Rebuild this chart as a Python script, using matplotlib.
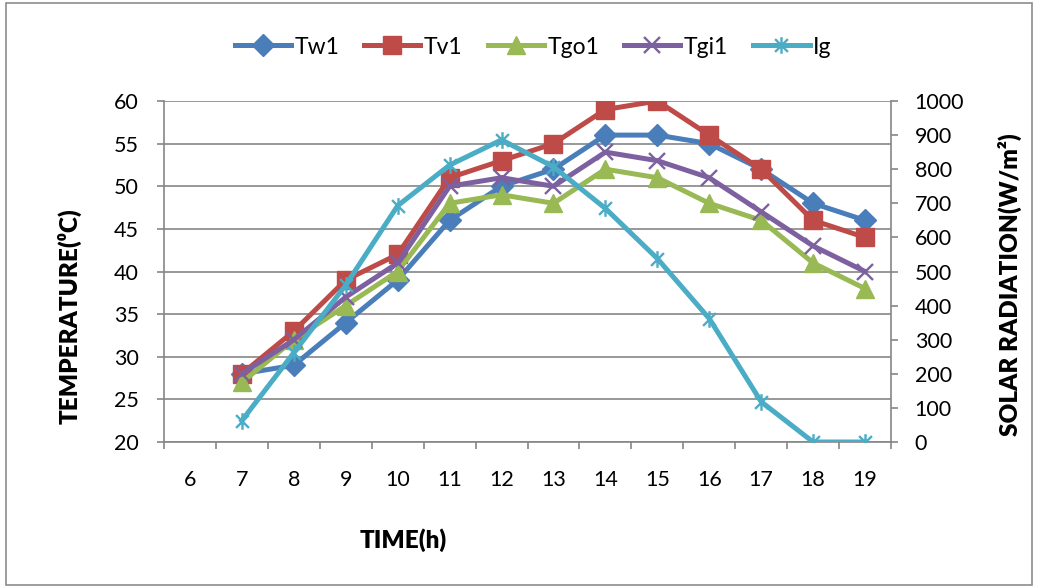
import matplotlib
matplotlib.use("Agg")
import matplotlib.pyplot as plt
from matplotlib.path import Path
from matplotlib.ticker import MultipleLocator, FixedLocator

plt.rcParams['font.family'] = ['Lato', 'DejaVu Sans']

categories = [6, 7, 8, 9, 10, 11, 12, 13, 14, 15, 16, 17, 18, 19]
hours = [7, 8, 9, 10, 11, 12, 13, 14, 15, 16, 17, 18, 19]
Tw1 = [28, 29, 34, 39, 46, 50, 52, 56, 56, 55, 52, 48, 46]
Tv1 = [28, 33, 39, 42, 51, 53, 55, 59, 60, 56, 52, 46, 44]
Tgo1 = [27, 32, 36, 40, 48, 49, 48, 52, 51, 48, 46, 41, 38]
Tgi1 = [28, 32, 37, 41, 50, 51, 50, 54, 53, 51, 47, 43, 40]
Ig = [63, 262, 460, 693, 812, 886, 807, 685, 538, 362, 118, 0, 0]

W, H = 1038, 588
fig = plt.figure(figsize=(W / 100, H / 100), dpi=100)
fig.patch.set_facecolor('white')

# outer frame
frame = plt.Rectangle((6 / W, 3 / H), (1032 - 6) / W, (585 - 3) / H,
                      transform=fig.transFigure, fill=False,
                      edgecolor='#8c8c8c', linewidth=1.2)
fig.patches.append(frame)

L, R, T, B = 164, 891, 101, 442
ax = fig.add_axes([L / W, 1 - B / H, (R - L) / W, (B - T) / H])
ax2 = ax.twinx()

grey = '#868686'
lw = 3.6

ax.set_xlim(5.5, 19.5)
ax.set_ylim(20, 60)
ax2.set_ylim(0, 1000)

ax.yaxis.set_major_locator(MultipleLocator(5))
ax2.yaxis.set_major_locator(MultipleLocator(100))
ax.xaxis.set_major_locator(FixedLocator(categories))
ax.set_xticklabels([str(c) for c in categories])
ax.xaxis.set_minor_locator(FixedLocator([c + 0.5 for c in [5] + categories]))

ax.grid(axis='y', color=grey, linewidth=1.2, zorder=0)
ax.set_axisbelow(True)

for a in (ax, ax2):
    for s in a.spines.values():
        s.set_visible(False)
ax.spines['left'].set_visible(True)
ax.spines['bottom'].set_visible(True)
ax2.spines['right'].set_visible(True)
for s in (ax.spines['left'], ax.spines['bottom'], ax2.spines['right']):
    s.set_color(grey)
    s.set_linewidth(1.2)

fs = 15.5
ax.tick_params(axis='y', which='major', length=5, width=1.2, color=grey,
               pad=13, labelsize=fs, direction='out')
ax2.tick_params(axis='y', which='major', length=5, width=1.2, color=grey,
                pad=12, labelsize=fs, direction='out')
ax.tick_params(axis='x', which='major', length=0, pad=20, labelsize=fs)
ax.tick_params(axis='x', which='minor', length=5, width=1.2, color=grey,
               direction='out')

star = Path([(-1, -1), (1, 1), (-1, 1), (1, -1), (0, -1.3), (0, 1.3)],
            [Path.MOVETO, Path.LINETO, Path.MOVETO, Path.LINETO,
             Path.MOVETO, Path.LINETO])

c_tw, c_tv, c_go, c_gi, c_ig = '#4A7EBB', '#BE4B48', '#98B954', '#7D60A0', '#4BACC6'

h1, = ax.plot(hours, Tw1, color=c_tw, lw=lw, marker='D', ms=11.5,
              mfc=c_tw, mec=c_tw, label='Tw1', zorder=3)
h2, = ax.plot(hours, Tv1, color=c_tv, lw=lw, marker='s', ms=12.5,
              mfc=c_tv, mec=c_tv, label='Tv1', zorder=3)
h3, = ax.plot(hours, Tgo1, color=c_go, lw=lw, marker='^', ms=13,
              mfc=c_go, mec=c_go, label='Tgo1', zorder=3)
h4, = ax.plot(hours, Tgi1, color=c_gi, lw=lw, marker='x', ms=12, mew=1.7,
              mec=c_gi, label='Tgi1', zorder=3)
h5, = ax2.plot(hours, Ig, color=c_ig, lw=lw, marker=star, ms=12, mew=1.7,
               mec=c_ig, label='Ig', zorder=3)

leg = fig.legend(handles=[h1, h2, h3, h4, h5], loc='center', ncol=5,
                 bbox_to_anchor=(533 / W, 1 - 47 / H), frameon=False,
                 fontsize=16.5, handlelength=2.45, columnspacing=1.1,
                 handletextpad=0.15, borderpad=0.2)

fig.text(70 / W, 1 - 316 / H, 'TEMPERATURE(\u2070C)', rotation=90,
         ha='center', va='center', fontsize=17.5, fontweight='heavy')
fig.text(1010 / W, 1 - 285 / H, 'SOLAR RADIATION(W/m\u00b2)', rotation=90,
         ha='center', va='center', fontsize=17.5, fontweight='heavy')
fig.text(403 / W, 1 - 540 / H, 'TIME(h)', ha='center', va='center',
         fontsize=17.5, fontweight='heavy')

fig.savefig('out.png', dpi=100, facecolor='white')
══════
- TASK GOAL:
Copy the listing word for word, excluding its pictures.

- FINAL ANSWER:
Rebuild this chart as a Python script, using matplotlib.
import matplotlib
matplotlib.use("Agg")
import matplotlib.pyplot as plt
from matplotlib.path import Path
from matplotlib.ticker import MultipleLocator, FixedLocator

plt.rcParams['font.family'] = ['Lato', 'DejaVu Sans']

categories = [6, 7, 8, 9, 10, 11, 12, 13, 14, 15, 16, 17, 18, 19]
hours = [7, 8, 9, 10, 11, 12, 13, 14, 15, 16, 17, 18, 19]
Tw1 = [28, 29, 34, 39, 46, 50, 52, 56, 56, 55, 52, 48, 46]
Tv1 = [28, 33, 39, 42, 51, 53, 55, 59, 60, 56, 52, 46, 44]
Tgo1 = [27, 32, 36, 40, 48, 49, 48, 52, 51, 48, 46, 41, 38]
Tgi1 = [28, 32, 37, 41, 50, 51, 50, 54, 53, 51, 47, 43, 40]
Ig = [63, 262, 460, 693, 812, 886, 807, 685, 538, 362, 118, 0, 0]

W, H = 1038, 588
fig = plt.figure(figsize=(W / 100, H / 100), dpi=100)
fig.patch.set_facecolor('white')

# outer frame
frame = plt.Rectangle((6 / W, 3 / H), (1032 - 6) / W, (585 - 3) / H,
                      transform=fig.transFigure, fill=False,
                      edgecolor='#8c8c8c', linewidth=1.2)
fig.patches.append(frame)

L, R, T, B = 164, 891, 101, 442
ax = fig.add_axes([L / W, 1 - B / H, (R - L) / W, (B - T) / H])
ax2 = ax.twinx()

grey = '#868686'
lw = 3.6

ax.set_xlim(5.5, 19.5)
ax.set_ylim(20, 60)
ax2.set_ylim(0, 1000)

ax.yaxis.set_major_locator(MultipleLocator(5))
ax2.yaxis.set_major_locator(MultipleLocator(100))
ax.xaxis.set_major_locator(FixedLocator(categories))
ax.set_xticklabels([str(c) for c in categories])
ax.xaxis.set_minor_locator(FixedLocator([c + 0.5 for c in [5] + categories]))

ax.grid(axis='y', color=grey, linewidth=1.2, zorder=0)
ax.set_axisbelow(True)

for a in (ax, ax2):
    for s in a.spines.values():
        s.set_visible(False)
ax.spines['left'].set_visible(True)
ax.spines['bottom'].set_visible(True)
ax2.spines['right'].set_visible(True)
for s in (ax.spines['left'], ax.spines['bottom'], ax2.spines['right']):
    s.set_color(grey)
    s.set_linewidth(1.2)

fs = 15.5
ax.tick_params(axis='y', which='major', length=5, width=1.2, color=grey,
               pad=13, labelsize=fs, direction='out')
ax2.tick_params(axis='y', which='major', length=5, width=1.2, color=grey,
                pad=12, labelsize=fs, direction='out')
ax.tick_params(axis='x', which='major', length=0, pad=20, labelsize=fs)
ax.tick_params(axis='x', which='minor', length=5, width=1.2, color=grey,
               direction='out')

star = Path([(-1, -1), (1, 1), (-1, 1), (1, -1), (0, -1.3), (0, 1.3)],
            [Path.MOVETO, Path.LINETO, Path.MOVETO, Path.LINETO,
             Path.MOVETO, Path.LINETO])

c_tw, c_tv, c_go, c_gi, c_ig = '#4A7EBB', '#BE4B48', '#98B954', '#7D60A0', '#4BACC6'

h1, = ax.plot(hours, Tw1, color=c_tw, lw=lw, marker='D', ms=11.5,
              mfc=c_tw, mec=c_tw, label='Tw1', zorder=3)
h2, = ax.plot(hours, Tv1, color=c_tv, lw=lw, marker='s', ms=12.5,
              mfc=c_tv, mec=c_tv, label='Tv1', zorder=3)
h3, = ax.plot(hours, Tgo1, color=c_go, lw=lw, marker='^', ms=13,
              mfc=c_go, mec=c_go, label='Tgo1', zorder=3)
h4, = ax.plot(hours, Tgi1, color=c_gi, lw=lw, marker='x', ms=12, mew=1.7,
              mec=c_gi, label='Tgi1', zorder=3)
h5, = ax2.plot(hours, Ig, color=c_ig, lw=lw, marker=star, ms=12, mew=1.7,
               mec=c_ig, label='Ig', zorder=3)

leg = fig.legend(handles=[h1, h2, h3, h4, h5], loc='center', ncol=5,
                 bbox_to_anchor=(533 / W, 1 - 47 / H), frameon=False,
                 fontsize=16.5, handlelength=2.45, columnspacing=1.1,
                 handletextpad=0.15, borderpad=0.2)

fig.text(70 / W, 1 - 316 / H, 'TEMPERATURE(\u2070C)', rotation=90,
         ha='center', va='center', fontsize=17.5, fontweight='heavy')
fig.text(1010 / W, 1 - 285 / H, 'SOLAR RADIATION(W/m\u00b2)', rotation=90,
         ha='center', va='center', fontsize=17.5, fontweight='heavy')
fig.text(403 / W, 1 - 540 / H, 'TIME(h)', ha='center', va='center',
         fontsize=17.5, fontweight='heavy')

fig.savefig('out.png', dpi=100, facecolor='white')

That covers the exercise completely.